- [YOUR GOAL]: Return the lines where the word "with" occurs.

- [GIVEN MATERIAL]:
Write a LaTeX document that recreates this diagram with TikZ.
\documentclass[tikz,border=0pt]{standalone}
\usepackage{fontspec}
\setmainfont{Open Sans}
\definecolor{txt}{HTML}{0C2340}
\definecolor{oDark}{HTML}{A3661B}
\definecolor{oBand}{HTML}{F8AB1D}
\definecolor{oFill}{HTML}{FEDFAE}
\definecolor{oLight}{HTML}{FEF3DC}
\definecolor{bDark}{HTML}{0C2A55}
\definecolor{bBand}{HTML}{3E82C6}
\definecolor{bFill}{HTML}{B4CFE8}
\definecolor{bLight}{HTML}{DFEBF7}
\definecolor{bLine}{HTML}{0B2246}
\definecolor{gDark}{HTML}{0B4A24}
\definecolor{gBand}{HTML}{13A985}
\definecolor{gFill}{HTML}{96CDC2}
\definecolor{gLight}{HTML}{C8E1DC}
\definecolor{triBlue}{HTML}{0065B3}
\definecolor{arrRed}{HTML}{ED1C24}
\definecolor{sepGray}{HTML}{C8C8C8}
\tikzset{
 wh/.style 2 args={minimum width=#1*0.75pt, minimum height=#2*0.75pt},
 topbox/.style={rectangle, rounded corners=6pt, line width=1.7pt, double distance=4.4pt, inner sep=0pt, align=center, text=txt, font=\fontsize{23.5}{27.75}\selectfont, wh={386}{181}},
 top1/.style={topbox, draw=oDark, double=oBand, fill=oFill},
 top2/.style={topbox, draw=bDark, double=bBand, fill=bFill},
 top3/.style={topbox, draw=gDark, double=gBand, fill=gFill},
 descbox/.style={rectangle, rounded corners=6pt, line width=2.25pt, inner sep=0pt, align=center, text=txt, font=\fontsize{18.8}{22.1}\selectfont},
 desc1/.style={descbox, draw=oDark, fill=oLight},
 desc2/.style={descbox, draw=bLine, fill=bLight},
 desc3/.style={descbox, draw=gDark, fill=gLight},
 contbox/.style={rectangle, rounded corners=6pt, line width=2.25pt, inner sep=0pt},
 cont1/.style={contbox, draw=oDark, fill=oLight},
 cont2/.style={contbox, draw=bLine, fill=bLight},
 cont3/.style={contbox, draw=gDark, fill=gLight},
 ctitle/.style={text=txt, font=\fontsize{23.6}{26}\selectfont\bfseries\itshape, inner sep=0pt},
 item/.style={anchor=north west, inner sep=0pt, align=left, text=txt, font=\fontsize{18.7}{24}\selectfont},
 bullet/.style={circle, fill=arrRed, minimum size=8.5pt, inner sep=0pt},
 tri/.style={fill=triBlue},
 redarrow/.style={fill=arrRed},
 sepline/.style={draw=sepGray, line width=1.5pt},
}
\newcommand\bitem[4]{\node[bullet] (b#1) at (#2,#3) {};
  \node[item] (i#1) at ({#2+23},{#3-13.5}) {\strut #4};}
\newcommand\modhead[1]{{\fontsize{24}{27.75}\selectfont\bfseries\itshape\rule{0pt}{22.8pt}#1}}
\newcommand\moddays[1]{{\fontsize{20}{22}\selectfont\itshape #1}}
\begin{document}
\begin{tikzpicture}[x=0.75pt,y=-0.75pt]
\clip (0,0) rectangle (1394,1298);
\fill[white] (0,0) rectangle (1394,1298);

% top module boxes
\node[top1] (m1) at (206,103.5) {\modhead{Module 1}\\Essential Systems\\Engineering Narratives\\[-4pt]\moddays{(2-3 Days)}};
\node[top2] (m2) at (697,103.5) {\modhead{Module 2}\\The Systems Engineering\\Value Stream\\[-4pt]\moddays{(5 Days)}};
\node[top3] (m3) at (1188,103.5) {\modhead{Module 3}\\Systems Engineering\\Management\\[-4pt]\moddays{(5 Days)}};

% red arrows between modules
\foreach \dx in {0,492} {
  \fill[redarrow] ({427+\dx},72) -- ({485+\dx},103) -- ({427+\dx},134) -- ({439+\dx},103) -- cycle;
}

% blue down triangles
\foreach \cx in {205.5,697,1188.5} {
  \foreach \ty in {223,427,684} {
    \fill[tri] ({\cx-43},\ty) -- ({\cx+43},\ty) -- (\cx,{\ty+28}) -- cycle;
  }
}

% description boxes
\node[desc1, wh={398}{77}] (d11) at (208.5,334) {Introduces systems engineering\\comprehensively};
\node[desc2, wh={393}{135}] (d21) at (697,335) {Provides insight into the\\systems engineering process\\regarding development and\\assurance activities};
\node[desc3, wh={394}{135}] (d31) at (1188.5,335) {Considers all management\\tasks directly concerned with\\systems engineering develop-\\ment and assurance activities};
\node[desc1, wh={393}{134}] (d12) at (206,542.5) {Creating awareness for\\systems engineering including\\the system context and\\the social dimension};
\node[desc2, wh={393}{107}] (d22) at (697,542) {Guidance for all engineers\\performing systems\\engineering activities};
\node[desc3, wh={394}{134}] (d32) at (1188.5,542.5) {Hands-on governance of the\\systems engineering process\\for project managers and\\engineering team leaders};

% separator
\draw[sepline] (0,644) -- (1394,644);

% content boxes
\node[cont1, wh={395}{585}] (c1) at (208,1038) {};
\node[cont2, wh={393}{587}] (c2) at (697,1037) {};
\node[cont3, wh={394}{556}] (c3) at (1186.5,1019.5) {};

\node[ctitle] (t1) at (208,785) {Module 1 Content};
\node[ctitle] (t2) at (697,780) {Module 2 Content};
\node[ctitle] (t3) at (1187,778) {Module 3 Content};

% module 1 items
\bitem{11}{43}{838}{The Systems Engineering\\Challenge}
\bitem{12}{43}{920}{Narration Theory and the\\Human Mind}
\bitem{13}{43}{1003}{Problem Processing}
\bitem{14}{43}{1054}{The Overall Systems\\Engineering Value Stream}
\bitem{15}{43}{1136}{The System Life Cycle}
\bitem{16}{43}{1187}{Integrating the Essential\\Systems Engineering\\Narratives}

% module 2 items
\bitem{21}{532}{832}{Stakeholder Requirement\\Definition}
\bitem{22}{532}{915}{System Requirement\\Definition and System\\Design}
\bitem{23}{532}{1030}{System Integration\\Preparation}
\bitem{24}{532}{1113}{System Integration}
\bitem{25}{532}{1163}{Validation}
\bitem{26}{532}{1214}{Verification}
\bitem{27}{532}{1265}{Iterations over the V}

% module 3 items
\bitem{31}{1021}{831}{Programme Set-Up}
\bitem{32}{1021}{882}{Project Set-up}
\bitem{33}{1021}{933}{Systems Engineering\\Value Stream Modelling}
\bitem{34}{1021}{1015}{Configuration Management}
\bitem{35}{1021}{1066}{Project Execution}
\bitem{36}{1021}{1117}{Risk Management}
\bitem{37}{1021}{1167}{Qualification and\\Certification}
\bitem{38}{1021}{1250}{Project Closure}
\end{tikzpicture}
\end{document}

- [FINISHED TASK]:
Write a LaTeX document that recreates this diagram with TikZ.
\node[desc3, wh={394}{135}] (d31) at (1188.5,335) {Considers all management\\tasks directly concerned with\\systems engineering develop-\\ment and assurance activities};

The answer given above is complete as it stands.